Lightdash Cloud instability (slow response times)
Incident Report for Lightdash
Postmortem

Today at 13:37 (UTC) we noticed that all API endpoints for https://app.lightdash.cloud were starting to run very slow. This was affecting all users and led to response times of over a minute for the API.

Our first response was to greatly increase the amount of resources available for the Lightdash server (both the number and size of servers). After this change all services remained stable.
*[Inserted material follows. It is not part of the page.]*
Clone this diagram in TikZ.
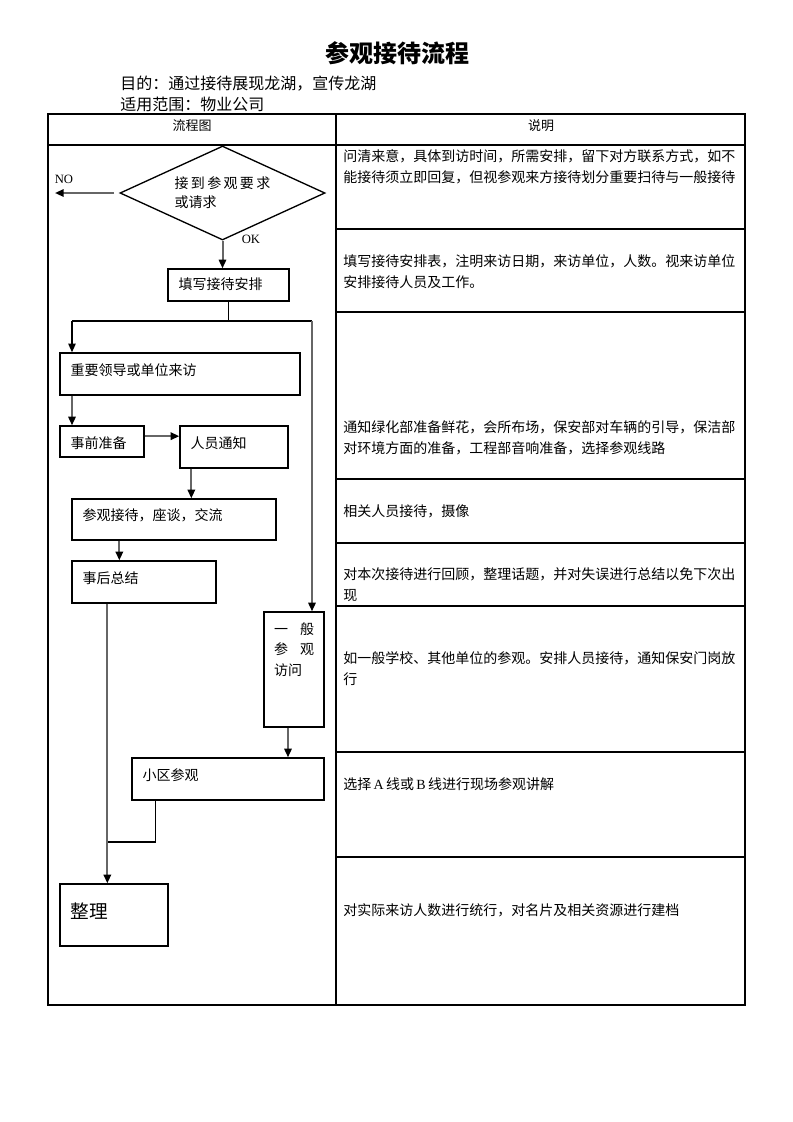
\documentclass[tikz,border=0pt]{standalone}
\usepackage{fontspec}
\setmainfont{Liberation Serif}
\newfontfamily\cjk{Noto Sans CJK SC}
\usetikzlibrary{shapes.geometric,arrows.meta}
\newcommand\bodyfont{\cjk\fontsize{10.5pt}{15.75pt}\selectfont}

\begin{document}
\begin{tikzpicture}[x=0.75pt,y=-0.75pt,
    stepbox/.style={draw, line width=1pt, align=left, inner xsep=8pt, inner ysep=0pt, text height=8pt, text depth=6.5pt, font=\bodyfont},
    note/.style={anchor=base west, inner sep=0pt, text width=296pt, align=left, font=\bodyfont},
    flow/.style={draw=black!60, line width=1.5pt, -{Triangle[length=6.5pt,width=5.5pt,color=black]}},
    link/.style={draw=black, line width=1pt}]
        \useasboundingbox (0,0) rectangle (793,1122);
        % Title and heading lines
        \node[font={\cjk\bfseries\fontsize{18pt}{22pt}\selectfont}] (title) at (397,53) {参观接待流程};
        \node[anchor=base west, inner sep=0pt, font={\cjk\fontsize{12pt}{14pt}\selectfont}] (purpose) at (120,89) {目的：通过接待展现龙湖，宣传龙湖};
        \node[anchor=base west, inner sep=0pt, font={\cjk\fontsize{12pt}{14pt}\selectfont}] (scope) at (120,110) {适用范围：物业公司};

        % Table frame
        \draw[link] (48,114) rectangle (745,1005);
        \draw[link] (336,114) -- (336,1005);
        \draw[link] (48,145) -- (745,145);
        \foreach \y in {229,312,479,543,606,752,857}
            \draw[link] (336,\y) -- (745,\y);
        \node[font={\cjk\fontsize{9.75pt}{12pt}\selectfont}] (chart_head) at (192,126) {流程图};
        \node[font={\cjk\fontsize{9.75pt}{12pt}\selectfont}] (note_head) at (541,126) {说明};

        % Define nodes
        \node (ask) [diamond, draw, line width=1pt, aspect=2.18, minimum width=153.75pt, minimum height=70.5pt, inner sep=0pt, align=left, font={\cjk\fontsize{10.5pt}{14.25pt}\selectfont}] at (222.5,193) {接\,到\,参\,观\,要\,求\\或请求};
        \coordinate (no_end) at (55,193);
        \node (no_label) [font=\fontsize{9.5pt}{11pt}\selectfont] at (64,179) {NO};
        \node (ok_label) [font=\fontsize{9.5pt}{11pt}\selectfont] at (251,239) {OK};
        \node (fill) [stepbox, text width=74.75pt, minimum height=24pt, text height=9pt, text depth=2pt] at (228.5,285) {填写接待安排};
        \coordinate (split) at (228.5,321);
        \coordinate (to_vip) at (72,321);
        \coordinate (to_gen) at (312,321);
        \node (vip) [stepbox, text width=164pt, minimum height=31.5pt] at (180,374) {重要领导或单位来访};
        \node (prep) [stepbox, text width=47pt, minimum height=23.25pt, text height=12pt, text depth=2pt] at (102,441.5) {事前准备};
        \node (notify) [stepbox, text width=65pt, minimum height=31.5pt] at (234,447) {人员通知};
        \node (talk) [stepbox, text width=137pt, minimum height=30.75pt] at (174,519.5) {参观接待，座谈，交流};
        \node (summ) [stepbox, text width=92pt, minimum height=31.5pt] at (144,582) {事后总结};
        \node (gen) [stepbox, inner xsep=7.5pt, text width=30pt, minimum height=86.25pt, text depth=61.25pt, font={\cjk\fontsize{10.5pt}{15.4pt}\selectfont}] at (294,669.5) {一\hfill 般\\参\hfill 观\\访问};
        \node (tour) [stepbox, text width=128pt, minimum height=31.5pt] at (228,779) {小区参观};
        \coordinate (merge) at (108,842);
        \node (tidy) [stepbox, text width=65pt, minimum height=46.5pt, text height=10pt, text depth=4.5pt, font={\cjk\fontsize{14pt}{16pt}\selectfont}] at (114,915) {整理};

        % Notes
        \node (ask_note) [note] at (343,161) {问清来意，具体到访时间，所需安排，留下对方联系方式，如不\\能接待须立即回复，但视参观来方接待划分重要扫待与一般接待};
        \node (fill_note) [note] at (343,266) {填写接待安排表，注明来访日期，来访单位，人数。视来访单位\\安排接待人员及工作。};
        \node (prep_note) [note] at (343,432) {通知绿化部准备鲜花，会所布场，保安部对车辆的引导，保洁部\\对环境方面的准备，工程部音响准备，选择参观线路};
        \node (talk_note) [note] at (343,516) {相关人员接待，摄像};
        \node (summ_note) [note] at (343,579) {对本次接待进行回顾，整理话题，并对失误进行总结以免下次出\\现};
        \node (gen_note) [note] at (343,663) {如一般学校、其他单位的参观。安排人员接待，通知保安门岗放\\行};
        \node (tour_note) [note] at (343,789) {选择\,{\rmfamily A}\,线或\,{\rmfamily B}\,线进行现场参观讲解};
        \node (tidy_note) [note] at (343,915) {对实际来访人数进行统行，对名片及相关资源进行建档};

        % Draw arrows
        \draw[flow] ([xshift=-4pt]ask.west) -- (no_end);
        \draw[flow] (ask.south) -- (ask.south |- fill.north);
        \draw[link] (fill.south) -- (split);
        \draw[link] (to_vip) -- (to_gen);
        \draw[flow, draw=black, line width=1pt] (to_vip) -- (to_vip |- vip.north);
        \draw[flow] (to_gen) -- (to_gen |- gen.north);
        \draw[flow] (to_vip |- vip.south) -- (to_vip |- prep.north);
        \draw[flow] ([yshift=4pt]prep.east) -- ([yshift=4pt]prep.east -| notify.west);
        \draw[flow] ([xshift=9pt]notify.south west) -- ([xshift=9pt]notify.south west |- talk.north);
        \draw[flow] ([xshift=36pt]talk.south west) -- ([xshift=36pt]talk.south west |- summ.north);
        \draw[flow] ([xshift=27pt]summ.south west) -- ([xshift=27pt]summ.south west |- tidy.north);
        \draw[flow] ([xshift=-4.5pt]gen.south) -- ([xshift=-4.5pt]gen.south |- tour.north);
        \draw[link] ([xshift=18pt]tour.south west) |- (merge);
    \end{tikzpicture}
\end{document}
We have investigated our logs to understand exactly what actions user’s were taking to make the server so busy. In addition to the volume of users, we noticed a higher number than usual of Databricks users. We already have a fix in testing for improved Databricks performance, which can be expected in the coming hours. For further performance improvements you can follow this milestone in GitHub: https://github.com/lightdash/lightdash/milestone/91

Posted May 09, 2023 - 15:43 UTC

Resolved
This incident has been resolved.
Posted May 09, 2023 - 15:33 UTC
Monitoring
We are monitoring performance
Posted May 09, 2023 - 15:22 UTC
Investigating
The Lightdash API a https://app.lightdash.cloud is experiencing very slow response times for all users, leading to some actions taking minutes or not executing.

We're currently investigating.
Posted May 09, 2023 - 13:48 UTC
This incident affected: Lightdash Cloud (Lightdash Cloud (US)).